BRIAN WILLIAMS (HOST): Mark Halperin, to you I say this with charity in my heart as an every evening and weekly viewer. When Donald Trump complains that he is not getting favorable coverage in the MSM [mainstream media], he has not been listening to you this cycle. I think you've gone out of your way to find the path, argue for the path, forge the path for him in an argumentative way -- with your co-host -- to the nomination. Tonight I thought you were interestingly optimistic. Where are you getting the path of positivity you laid out on your broadcast tonight?

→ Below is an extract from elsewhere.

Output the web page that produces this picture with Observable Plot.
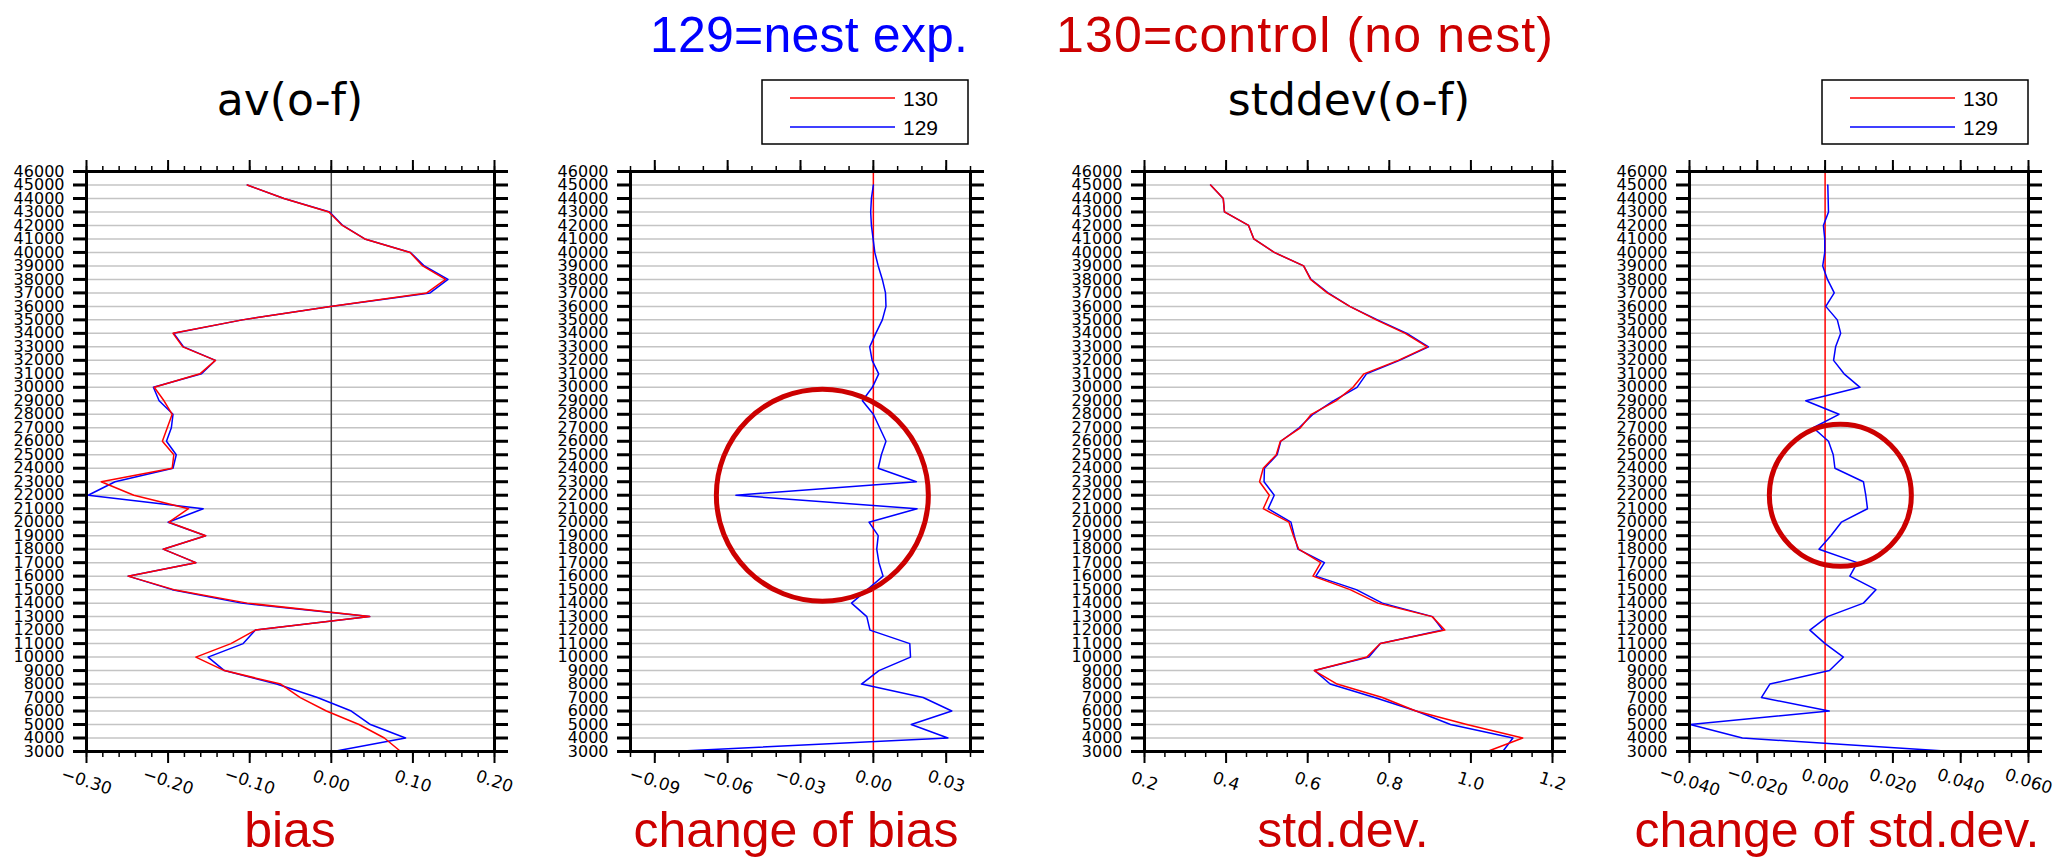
<!DOCTYPE html>
<html><head><meta charset="utf-8">
<script src="https://cdn.jsdelivr.net/npm/d3@7"></script>
<script src="https://cdn.jsdelivr.net/npm/@observablehq/plot@0.6"></script>
<style>
html,body{margin:0;padding:0;background:#fff;}
#wrap{position:relative;width:2069px;height:859px;overflow:hidden;background:#fff;}
#wrap svg{position:absolute;top:0;}
</style></head><body><div id="wrap"></div>
<script>
// ---- data (pressure-level style vertical coordinate) ----
const levels = [45000,44000,43000,42000,41000,40000,39000,38000,37000,36000,35000,34000,33000,32000,31000,30000,29000,28000,27000,26000,25000,24000,23000,22000,21000,20000,19000,18000,17000,16000,15000,14000,13000,12000,11000,10000,9000,8000,7000,6000,5000,4000,3000];
const yTicks = [3000,4000,5000,6000,7000,8000,9000,10000,11000,12000,13000,14000,15000,16000,17000,18000,19000,20000,21000,22000,23000,24000,25000,26000,27000,28000,29000,30000,31000,32000,33000,34000,35000,36000,37000,38000,39000,40000,41000,42000,43000,44000,45000,46000];
const gridLevels = [4000,5000,6000,7000,8000,9000,10000,11000,12000,13000,14000,15000,16000,17000,18000,19000,20000,21000,22000,23000,24000,25000,26000,27000,28000,29000,30000,31000,32000,33000,34000,35000,36000,37000,38000,39000,40000,41000,42000,43000,44000,45000];

// av(o-f)
const bias130 = [-0.103,-0.058,-0.003,0.0135,0.041,0.0965,0.112,0.140,0.117,-0.001,-0.109,-0.194,-0.182,-0.142,-0.161,-0.217,-0.205,-0.195,-0.201,-0.207,-0.193,-0.195,-0.282,-0.242,-0.175,-0.199,-0.154,-0.206,-0.166,-0.249,-0.193,-0.103,0.047,-0.093,-0.123,-0.166,-0.131,-0.062,-0.038,-0.006,0.034,0.065,0.085];
const bias129 = [-0.103,-0.058,-0.002,0.014,0.041,0.097,0.114,0.143,0.121,-0.001,-0.109,-0.193,-0.181,-0.142,-0.159,-0.218,-0.211,-0.194,-0.196,-0.202,-0.190,-0.194,-0.265,-0.298,-0.157,-0.200,-0.154,-0.206,-0.166,-0.249,-0.195,-0.110,0.047,-0.093,-0.108,-0.151,-0.131,-0.067,-0.017,0.0245,0.048,0.091,0.0025];
// change of bias (129 - 130)
const biasChange129 = [0,-0.0008,-0.0011,-0.0008,-0.0001,0.0006,0.002,0.0037,0.005,0.0052,0.0037,0.001,-0.0015,-0.0005,0.0022,-0.0004,-0.0045,0.0,0.0026,0.0052,0.0033,0.002,0.0177,-0.0566,0.018,-0.0018,0.002,0.0014,0.0023,0.004,-0.0025,-0.009,-0.0027,-0.0014,0.015,0.0153,0.0023,-0.0049,0.0205,0.0323,0.0156,0.0307,-0.083];
// stddev(o-f)
const std130 = [0.362,0.393,0.396,0.455,0.468,0.518,0.590,0.607,0.648,0.703,0.768,0.839,0.893,0.822,0.738,0.711,0.669,0.609,0.582,0.533,0.523,0.491,0.482,0.506,0.491,0.554,0.565,0.578,0.632,0.613,0.704,0.772,0.905,0.936,0.778,0.745,0.616,0.672,0.783,0.865,0.990,1.127,1.040];
const std129 = [0.362,0.393,0.396,0.455,0.468,0.518,0.590,0.608,0.650,0.703,0.771,0.843,0.896,0.825,0.744,0.721,0.663,0.613,0.579,0.534,0.525,0.494,0.493,0.518,0.503,0.559,0.567,0.576,0.641,0.620,0.719,0.783,0.906,0.931,0.778,0.750,0.617,0.655,0.764,0.866,0.950,1.103,1.078];
// change of std.dev. (129 - 130)
const stdChange129 = [0.0008,0.0009,0.001,-0.0005,-0.0001,-0.0001,-0.0007,0.0007,0.0027,0.0002,0.0036,0.0046,0.0031,0.0025,0.0056,0.0103,-0.0057,0.0041,-0.0035,0.001,0.0024,0.0029,0.0113,0.012,0.0125,0.0048,0.0017,-0.0018,0.0095,0.0073,0.015,0.0113,0.0007,-0.0045,0,0.0054,0.0013,-0.0163,-0.0188,0.0012,-0.0398,-0.0244,0.0376];

// tick values and labels
const biasTicks = [-0.3,-0.2,-0.1,0,0.1,0.2];
const biasTickLabels = ["−0.30","−0.20","−0.10","0.00","0.10","0.20"];
const dBiasTicks = [-0.09,-0.06,-0.03,0,0.03];
const dBiasTickLabels = ["−0.09","−0.06","−0.03","0.00","0.03"];
const stdTicks = [0.2,0.4,0.6,0.8,1.0,1.2];
const stdTickLabels = ["0.2","0.4","0.6","0.8","1.0","1.2"];
const dStdTicks = [-0.04,-0.02,0,0.02,0.04,0.06];
const dStdTickLabels = ["−0.040","−0.020","0.000","0.020","0.040","0.060"];

// annotation circles (data coordinates)
const circleBias = {x: -0.021, y: 22000};
const circleStd = {x: 0.0045, y: 22000};

const RED = "#ff0000", BLUE = "#0000ff", DARKRED = "#cc0000";
const wrap = document.getElementById("wrap");

function table(vals) { return levels.map((l, i) => ({lev: l, v: vals[i]})); }

function panel(cfg) {
  const {left, width, frameL, frameR, domain, major, labels, minorStep, series, zero, circle} = cfg;
  const n0 = Math.round(domain[0] / minorStep), n1 = Math.round(domain[1] / minorStep);
  const minor = d3.range(n0, n1 + 1).map(k => +(k * minorStep).toFixed(6));
  const tickData = major.map((v, i) => ({v, label: labels[i]}));
  const marks = [
    Plot.gridY(gridLevels, {stroke: "#c4c4c4", strokeOpacity: 1, strokeWidth: 1.5}),
  ];
  if (zero) marks.push(Plot.ruleX([0], {stroke: zero.color, strokeWidth: zero.width}));
  for (const s of series) {
    marks.push(Plot.line(table(s.vals), {x: "v", y: "lev", stroke: s.color, strokeWidth: 1.5}));
  }
  if (circle) marks.push(Plot.dot([circle.c], {x: "x", y: "y", r: circle.r, stroke: DARKRED, strokeWidth: 5, fill: "none"}));
  marks.push(
    Plot.frame({stroke: "#000", strokeWidth: 3}),
    Plot.axisY(yTicks, {anchor: "left", label: null, tickSize: 13, tickPadding: 9, strokeWidth: 3, tickFormat: d => String(d), fontSize: 16}),
    Plot.axisY(yTicks, {anchor: "right", label: null, tickSize: 13, strokeWidth: 3, tickFormat: () => ""}),
    Plot.axisX(major, {anchor: "bottom", label: null, tickSize: 12, strokeWidth: 2, tickFormat: () => ""}),
    Plot.axisX(minor, {anchor: "bottom", label: null, tickSize: 6, strokeWidth: 1.5, tickFormat: () => ""}),
    Plot.axisX(major, {anchor: "top", label: null, tickSize: 12, strokeWidth: 2, tickFormat: () => ""}),
    Plot.axisX(minor, {anchor: "top", label: null, tickSize: 6, strokeWidth: 1.5, tickFormat: () => ""}),
    Plot.text(tickData, {x: "v", text: "label", frameAnchor: "bottom", dy: 30, rotate: 18, fontSize: 17, textAnchor: "middle", lineAnchor: "middle", fill: "#000"})
  );
  const chart = Plot.plot({
    width, height: 859,
    marginLeft: frameL - left, marginRight: left + width - frameR,
    marginTop: 171, marginBottom: 108,
    x: {domain, label: null}, y: {domain: [3000, 46000], label: null},
    style: {fontFamily: "DejaVu Sans", fontSize: "16px", background: "transparent", overflow: "visible", color: "#000"},
    marks
  });
  chart.style.left = left + "px";
  wrap.appendChild(chart);
}

panel({left: 0, width: 540, frameL: 86, frameR: 494, domain: [-0.3, 0.2], major: biasTicks, labels: biasTickLabels, minorStep: 0.02,
  series: [{vals: bias129, color: BLUE}, {vals: bias130, color: RED}], zero: {color: "#444", width: 1.5}});
panel({left: 540, width: 480, frameL: 630, frameR: 970, domain: [-0.1, 0.04], major: dBiasTicks, labels: dBiasTickLabels, minorStep: 0.01,
  series: [{vals: biasChange129, color: BLUE}], zero: {color: RED, width: 1.5}, circle: {c: circleBias, r: 106}});
panel({left: 1060, width: 540, frameL: 1144, frameR: 1552, domain: [0.2, 1.2], major: stdTicks, labels: stdTickLabels, minorStep: 0.05,
  series: [{vals: std129, color: BLUE}, {vals: std130, color: RED}]});
panel({left: 1600, width: 469, frameL: 1689, frameR: 2028, domain: [-0.04, 0.06], major: dStdTicks, labels: dStdTickLabels, minorStep: 0.005,
  series: [{vals: stdChange129, color: BLUE}], zero: {color: RED, width: 1.5}, circle: {c: circleStd, r: 71}});

// ---- titles, captions, legends overlay ----
const ov = d3.select(wrap).append("svg").attr("width", 2069).attr("height", 859).style("left", "0px").style("pointer-events", "none");
function txt(x, y, s, opt) {
  const t = ov.append("text").attr("x", x).attr("y", y).text(s)
    .attr("font-family", opt.font || "Liberation Sans").attr("font-size", opt.size)
    .attr("fill", opt.fill || "#000").attr("text-anchor", opt.anchor || "start");
  if (opt.len) t.attr("textLength", opt.len).attr("lengthAdjust", "spacing");
  return t;
}
txt(650, 52, "129=nest exp.", {size: 50, fill: BLUE, len: 318});
txt(1056, 52, "130=control (no nest)", {size: 50, fill: DARKRED, len: 497});
txt(290, 115, "av(o-f)", {size: 44, font: "DejaVu Sans", anchor: "middle"});
txt(1349, 115, "stddev(o-f)", {size: 44, font: "DejaVu Sans", anchor: "middle"});
txt(290, 847, "bias", {size: 50, fill: DARKRED, anchor: "middle"});
txt(796, 847, "change of bias", {size: 50, fill: DARKRED, anchor: "middle"});
txt(1343, 847, "std.dev.", {size: 50, fill: DARKRED, anchor: "middle"});
txt(1837, 847, "change of std.dev.", {size: 50, fill: DARKRED, anchor: "middle"});

const legendItems = [{name: "130", color: RED}, {name: "129", color: BLUE}];
for (const bx of [762, 1822]) {
  ov.append("rect").attr("x", bx).attr("y", 80).attr("width", 206).attr("height", 64)
    .attr("fill", "#fff").attr("stroke", "#000").attr("stroke-width", 1.5);
  legendItems.forEach((it, i) => {
    const ly = 98 + i * 29;
    ov.append("line").attr("x1", bx + 28).attr("x2", bx + 133).attr("y1", ly).attr("y2", ly)
      .attr("stroke", it.color).attr("stroke-width", 1.5);
    txt(bx + 141, ly + 8, it.name, {size: 21});
  });
}
</script></body></html>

MARK HALPERIN: Well it's not a question of optimism, it's a question looking at the data and looking at what's going on in the battleground states. I agree with Steve, [Clinton is] still overwhelmingly the favorite. She has many more paths. She's got the demographics on her side. She's got the recent electoral college history that heavily favors the Democratic Party. The polls have tightened, and both campaigns agree they began tightening even before the Comey announcement because of the Affordable Care Act, some of the WikiLeaks stuff. He has the ability to read from the headlines everyday, in a distorted way at times, sometimes not. But if there is a bit of more of a national surge, and if it turns out that his ceiling is higher than the Clinton folks think, if it turns out that she doesn't have the hold on the coalition of the ascendant that Barack Obama had, I think it's possible he could find his way to 270. But it's still not a current thing. He'd need to surge more than he has, and the Clinton folks are quite adamant. He's not surging. It's a small but stable lead, which is exactly what Barack Obama had over Mitt Romney.
WILLIAMS: Either of you, 15 seconds before I play some of what Trump did tonight.
NICOLLE WALLACE: I mean I think that's fair, but I think the idea that there's some magical state with magical polls that we don't see where he's ahead in a blue state is completely false. He's ahead in Iowa. That's it.